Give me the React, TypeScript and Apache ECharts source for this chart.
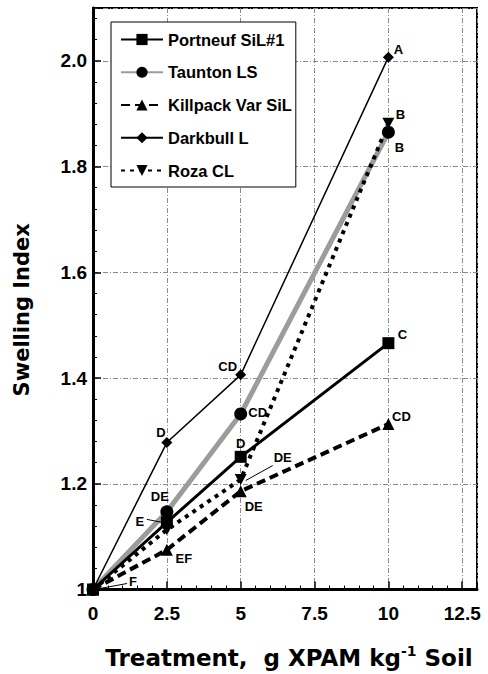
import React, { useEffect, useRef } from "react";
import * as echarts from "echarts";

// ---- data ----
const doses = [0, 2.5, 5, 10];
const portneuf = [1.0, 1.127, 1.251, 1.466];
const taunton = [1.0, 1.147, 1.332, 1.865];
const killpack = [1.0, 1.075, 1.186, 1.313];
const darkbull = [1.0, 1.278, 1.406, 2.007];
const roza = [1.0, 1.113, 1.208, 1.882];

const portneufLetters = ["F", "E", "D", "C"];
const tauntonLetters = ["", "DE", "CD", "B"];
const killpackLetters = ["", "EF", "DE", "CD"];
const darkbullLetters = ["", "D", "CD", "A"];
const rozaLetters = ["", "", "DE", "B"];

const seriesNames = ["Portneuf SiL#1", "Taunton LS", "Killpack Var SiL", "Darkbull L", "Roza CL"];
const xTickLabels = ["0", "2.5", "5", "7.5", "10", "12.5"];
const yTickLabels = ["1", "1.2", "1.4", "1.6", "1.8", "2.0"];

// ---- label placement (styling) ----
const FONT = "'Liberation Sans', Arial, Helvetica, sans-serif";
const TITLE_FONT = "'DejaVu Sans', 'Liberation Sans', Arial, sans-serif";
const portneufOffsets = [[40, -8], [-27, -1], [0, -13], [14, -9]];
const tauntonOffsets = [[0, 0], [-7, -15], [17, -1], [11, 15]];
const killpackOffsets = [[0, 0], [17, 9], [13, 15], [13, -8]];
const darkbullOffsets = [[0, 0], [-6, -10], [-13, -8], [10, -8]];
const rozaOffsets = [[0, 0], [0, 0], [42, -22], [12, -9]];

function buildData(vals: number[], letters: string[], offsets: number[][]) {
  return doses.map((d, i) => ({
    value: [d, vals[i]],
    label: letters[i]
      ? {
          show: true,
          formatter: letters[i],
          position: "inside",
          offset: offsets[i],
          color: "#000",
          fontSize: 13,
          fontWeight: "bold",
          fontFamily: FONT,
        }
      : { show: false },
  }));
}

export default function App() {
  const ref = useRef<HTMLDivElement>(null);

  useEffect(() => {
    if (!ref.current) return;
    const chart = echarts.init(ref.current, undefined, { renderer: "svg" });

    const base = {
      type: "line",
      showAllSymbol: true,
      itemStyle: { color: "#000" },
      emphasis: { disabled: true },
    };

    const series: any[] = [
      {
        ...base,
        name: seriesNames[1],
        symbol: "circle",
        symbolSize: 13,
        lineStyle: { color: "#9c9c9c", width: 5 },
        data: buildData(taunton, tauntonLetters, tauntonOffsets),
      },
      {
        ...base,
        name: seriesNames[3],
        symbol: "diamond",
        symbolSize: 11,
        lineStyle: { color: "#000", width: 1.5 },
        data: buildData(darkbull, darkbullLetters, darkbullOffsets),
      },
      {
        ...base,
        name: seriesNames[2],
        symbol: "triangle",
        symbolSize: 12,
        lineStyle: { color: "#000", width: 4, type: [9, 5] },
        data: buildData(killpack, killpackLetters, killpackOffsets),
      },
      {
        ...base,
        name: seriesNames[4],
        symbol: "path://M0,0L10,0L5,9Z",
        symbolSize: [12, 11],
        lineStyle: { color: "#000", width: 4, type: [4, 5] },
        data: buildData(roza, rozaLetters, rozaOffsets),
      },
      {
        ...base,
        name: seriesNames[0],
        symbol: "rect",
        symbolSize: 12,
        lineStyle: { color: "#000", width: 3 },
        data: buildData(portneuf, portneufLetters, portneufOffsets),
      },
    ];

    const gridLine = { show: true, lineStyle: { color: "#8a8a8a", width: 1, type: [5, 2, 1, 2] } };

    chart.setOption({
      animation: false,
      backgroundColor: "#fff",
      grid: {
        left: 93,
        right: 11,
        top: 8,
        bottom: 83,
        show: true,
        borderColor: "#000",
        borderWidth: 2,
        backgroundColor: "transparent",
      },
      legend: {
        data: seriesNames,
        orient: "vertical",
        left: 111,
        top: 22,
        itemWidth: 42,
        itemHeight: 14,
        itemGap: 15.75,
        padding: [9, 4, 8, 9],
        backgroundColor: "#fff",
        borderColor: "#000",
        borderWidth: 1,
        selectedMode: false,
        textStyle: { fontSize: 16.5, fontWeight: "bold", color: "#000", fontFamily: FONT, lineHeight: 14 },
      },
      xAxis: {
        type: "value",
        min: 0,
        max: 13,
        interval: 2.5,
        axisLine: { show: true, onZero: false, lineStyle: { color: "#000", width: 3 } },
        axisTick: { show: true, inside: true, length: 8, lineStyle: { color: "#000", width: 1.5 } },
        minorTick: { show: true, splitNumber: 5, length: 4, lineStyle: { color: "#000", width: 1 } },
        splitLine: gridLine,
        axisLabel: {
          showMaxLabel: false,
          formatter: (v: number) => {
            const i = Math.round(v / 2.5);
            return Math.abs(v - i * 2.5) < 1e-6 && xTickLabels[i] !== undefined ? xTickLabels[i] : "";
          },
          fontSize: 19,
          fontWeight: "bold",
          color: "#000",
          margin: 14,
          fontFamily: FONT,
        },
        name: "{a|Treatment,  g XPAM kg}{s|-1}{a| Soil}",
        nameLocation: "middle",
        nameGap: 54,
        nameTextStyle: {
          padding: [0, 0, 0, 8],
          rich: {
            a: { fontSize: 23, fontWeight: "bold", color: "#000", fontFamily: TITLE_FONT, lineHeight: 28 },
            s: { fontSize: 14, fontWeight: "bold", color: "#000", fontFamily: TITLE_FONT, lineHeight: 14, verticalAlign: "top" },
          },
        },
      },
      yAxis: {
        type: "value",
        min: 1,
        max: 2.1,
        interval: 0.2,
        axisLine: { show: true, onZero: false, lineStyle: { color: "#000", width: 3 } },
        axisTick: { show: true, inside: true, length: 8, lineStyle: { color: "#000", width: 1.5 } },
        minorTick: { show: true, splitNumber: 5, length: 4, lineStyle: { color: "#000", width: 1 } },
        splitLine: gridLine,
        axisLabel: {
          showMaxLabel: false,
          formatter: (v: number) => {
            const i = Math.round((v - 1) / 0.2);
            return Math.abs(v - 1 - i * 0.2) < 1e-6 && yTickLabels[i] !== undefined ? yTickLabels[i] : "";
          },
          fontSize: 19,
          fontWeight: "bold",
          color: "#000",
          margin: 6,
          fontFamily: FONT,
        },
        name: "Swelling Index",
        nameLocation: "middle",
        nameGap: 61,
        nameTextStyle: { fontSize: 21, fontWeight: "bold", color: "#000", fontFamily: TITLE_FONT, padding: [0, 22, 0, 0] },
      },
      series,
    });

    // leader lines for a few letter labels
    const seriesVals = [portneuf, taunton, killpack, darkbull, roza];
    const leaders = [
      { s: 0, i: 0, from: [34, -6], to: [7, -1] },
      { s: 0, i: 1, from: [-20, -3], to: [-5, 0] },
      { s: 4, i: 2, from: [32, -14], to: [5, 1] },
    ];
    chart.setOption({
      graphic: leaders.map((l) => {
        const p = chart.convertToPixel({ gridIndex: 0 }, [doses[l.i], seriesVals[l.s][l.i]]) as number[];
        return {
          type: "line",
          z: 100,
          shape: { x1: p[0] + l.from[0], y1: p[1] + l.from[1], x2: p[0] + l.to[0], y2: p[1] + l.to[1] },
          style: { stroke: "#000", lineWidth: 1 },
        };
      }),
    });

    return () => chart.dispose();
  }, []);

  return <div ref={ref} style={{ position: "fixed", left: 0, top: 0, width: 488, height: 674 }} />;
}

■ ■ ■

_REQUEST_
The material above must be printed exactly, with its pictures left out.

_FINISHED EXERCISE_
Give me the React, TypeScript and Apache ECharts source for this chart.
import React, { useEffect, useRef } from "react";
import * as echarts from "echarts";

// ---- data ----
const doses = [0, 2.5, 5, 10];
const portneuf = [1.0, 1.127, 1.251, 1.466];
const taunton = [1.0, 1.147, 1.332, 1.865];
const killpack = [1.0, 1.075, 1.186, 1.313];
const darkbull = [1.0, 1.278, 1.406, 2.007];
const roza = [1.0, 1.113, 1.208, 1.882];

const portneufLetters = ["F", "E", "D", "C"];
const tauntonLetters = ["", "DE", "CD", "B"];
const killpackLetters = ["", "EF", "DE", "CD"];
const darkbullLetters = ["", "D", "CD", "A"];
const rozaLetters = ["", "", "DE", "B"];

const seriesNames = ["Portneuf SiL#1", "Taunton LS", "Killpack Var SiL", "Darkbull L", "Roza CL"];
const xTickLabels = ["0", "2.5", "5", "7.5", "10", "12.5"];
const yTickLabels = ["1", "1.2", "1.4", "1.6", "1.8", "2.0"];

// ---- label placement (styling) ----
const FONT = "'Liberation Sans', Arial, Helvetica, sans-serif";
const TITLE_FONT = "'DejaVu Sans', 'Liberation Sans', Arial, sans-serif";
const portneufOffsets = [[40, -8], [-27, -1], [0, -13], [14, -9]];
const tauntonOffsets = [[0, 0], [-7, -15], [17, -1], [11, 15]];
const killpackOffsets = [[0, 0], [17, 9], [13, 15], [13, -8]];
const darkbullOffsets = [[0, 0], [-6, -10], [-13, -8], [10, -8]];
const rozaOffsets = [[0, 0], [0, 0], [42, -22], [12, -9]];

function buildData(vals: number[], letters: string[], offsets: number[][]) {
  return doses.map((d, i) => ({
    value: [d, vals[i]],
    label: letters[i]
      ? {
          show: true,
          formatter: letters[i],
          position: "inside",
          offset: offsets[i],
          color: "#000",
          fontSize: 13,
          fontWeight: "bold",
          fontFamily: FONT,
        }
      : { show: false },
  }));
}

export default function App() {
  const ref = useRef<HTMLDivElement>(null);

  useEffect(() => {
    if (!ref.current) return;
    const chart = echarts.init(ref.current, undefined, { renderer: "svg" });

    const base = {
      type: "line",
      showAllSymbol: true,
      itemStyle: { color: "#000" },
      emphasis: { disabled: true },
    };

    const series: any[] = [
      {
        ...base,
        name: seriesNames[1],
        symbol: "circle",
        symbolSize: 13,
        lineStyle: { color: "#9c9c9c", width: 5 },
        data: buildData(taunton, tauntonLetters, tauntonOffsets),
      },
      {
        ...base,
        name: seriesNames[3],
        symbol: "diamond",
        symbolSize: 11,
        lineStyle: { color: "#000", width: 1.5 },
        data: buildData(darkbull, darkbullLetters, darkbullOffsets),
      },
      {
        ...base,
        name: seriesNames[2],
        symbol: "triangle",
        symbolSize: 12,
        lineStyle: { color: "#000", width: 4, type: [9, 5] },
        data: buildData(killpack, killpackLetters, killpackOffsets),
      },
      {
        ...base,
        name: seriesNames[4],
        symbol: "path://M0,0L10,0L5,9Z",
        symbolSize: [12, 11],
        lineStyle: { color: "#000", width: 4, type: [4, 5] },
        data: buildData(roza, rozaLetters, rozaOffsets),
      },
      {
        ...base,
        name: seriesNames[0],
        symbol: "rect",
        symbolSize: 12,
        lineStyle: { color: "#000", width: 3 },
        data: buildData(portneuf, portneufLetters, portneufOffsets),
      },
    ];

    const gridLine = { show: true, lineStyle: { color: "#8a8a8a", width: 1, type: [5, 2, 1, 2] } };

    chart.setOption({
      animation: false,
      backgroundColor: "#fff",
      grid: {
        left: 93,
        right: 11,
        top: 8,
        bottom: 83,
        show: true,
        borderColor: "#000",
        borderWidth: 2,
        backgroundColor: "transparent",
      },
      legend: {
        data: seriesNames,
        orient: "vertical",
        left: 111,
        top: 22,
        itemWidth: 42,
        itemHeight: 14,
        itemGap: 15.75,
        padding: [9, 4, 8, 9],
        backgroundColor: "#fff",
        borderColor: "#000",
        borderWidth: 1,
        selectedMode: false,
        textStyle: { fontSize: 16.5, fontWeight: "bold", color: "#000", fontFamily: FONT, lineHeight: 14 },
      },
      xAxis: {
        type: "value",
        min: 0,
        max: 13,
        interval: 2.5,
        axisLine: { show: true, onZero: false, lineStyle: { color: "#000", width: 3 } },
        axisTick: { show: true, inside: true, length: 8, lineStyle: { color: "#000", width: 1.5 } },
        minorTick: { show: true, splitNumber: 5, length: 4, lineStyle: { color: "#000", width: 1 } },
        splitLine: gridLine,
        axisLabel: {
          showMaxLabel: false,
          formatter: (v: number) => {
            const i = Math.round(v / 2.5);
            return Math.abs(v - i * 2.5) < 1e-6 && xTickLabels[i] !== undefined ? xTickLabels[i] : "";
          },
          fontSize: 19,
          fontWeight: "bold",
          color: "#000",
          margin: 14,
          fontFamily: FONT,
        },
        name: "{a|Treatment,  g XPAM kg}{s|-1}{a| Soil}",
        nameLocation: "middle",
        nameGap: 54,
        nameTextStyle: {
          padding: [0, 0, 0, 8],
          rich: {
            a: { fontSize: 23, fontWeight: "bold", color: "#000", fontFamily: TITLE_FONT, lineHeight: 28 },
            s: { fontSize: 14, fontWeight: "bold", color: "#000", fontFamily: TITLE_FONT, lineHeight: 14, verticalAlign: "top" },
          },
        },
      },
      yAxis: {
        type: "value",
        min: 1,
        max: 2.1,
        interval: 0.2,
        axisLine: { show: true, onZero: false, lineStyle: { color: "#000", width: 3 } },
        axisTick: { show: true, inside: true, length: 8, lineStyle: { color: "#000", width: 1.5 } },
        minorTick: { show: true, splitNumber: 5, length: 4, lineStyle: { color: "#000", width: 1 } },
        splitLine: gridLine,
        axisLabel: {
          showMaxLabel: false,
          formatter: (v: number) => {
            const i = Math.round((v - 1) / 0.2);
            return Math.abs(v - 1 - i * 0.2) < 1e-6 && yTickLabels[i] !== undefined ? yTickLabels[i] : "";
          },
          fontSize: 19,
          fontWeight: "bold",
          color: "#000",
          margin: 6,
          fontFamily: FONT,
        },
        name: "Swelling Index",
        nameLocation: "middle",
        nameGap: 61,
        nameTextStyle: { fontSize: 21, fontWeight: "bold", color: "#000", fontFamily: TITLE_FONT, padding: [0, 22, 0, 0] },
      },
      series,
    });

    // leader lines for a few letter labels
    const seriesVals = [portneuf, taunton, killpack, darkbull, roza];
    const leaders = [
      { s: 0, i: 0, from: [34, -6], to: [7, -1] },
      { s: 0, i: 1, from: [-20, -3], to: [-5, 0] },
      { s: 4, i: 2, from: [32, -14], to: [5, 1] },
    ];
    chart.setOption({
      graphic: leaders.map((l) => {
        const p = chart.convertToPixel({ gridIndex: 0 }, [doses[l.i], seriesVals[l.s][l.i]]) as number[];
        return {
          type: "line",
          z: 100,
          shape: { x1: p[0] + l.from[0], y1: p[1] + l.from[1], x2: p[0] + l.to[0], y2: p[1] + l.to[1] },
          style: { stroke: "#000", lineWidth: 1 },
        };
      }),
    });

    return () => chart.dispose();
  }, []);

  return <div ref={ref} style={{ position: "fixed", left: 0, top: 0, width: 488, height: 674 }} />;
}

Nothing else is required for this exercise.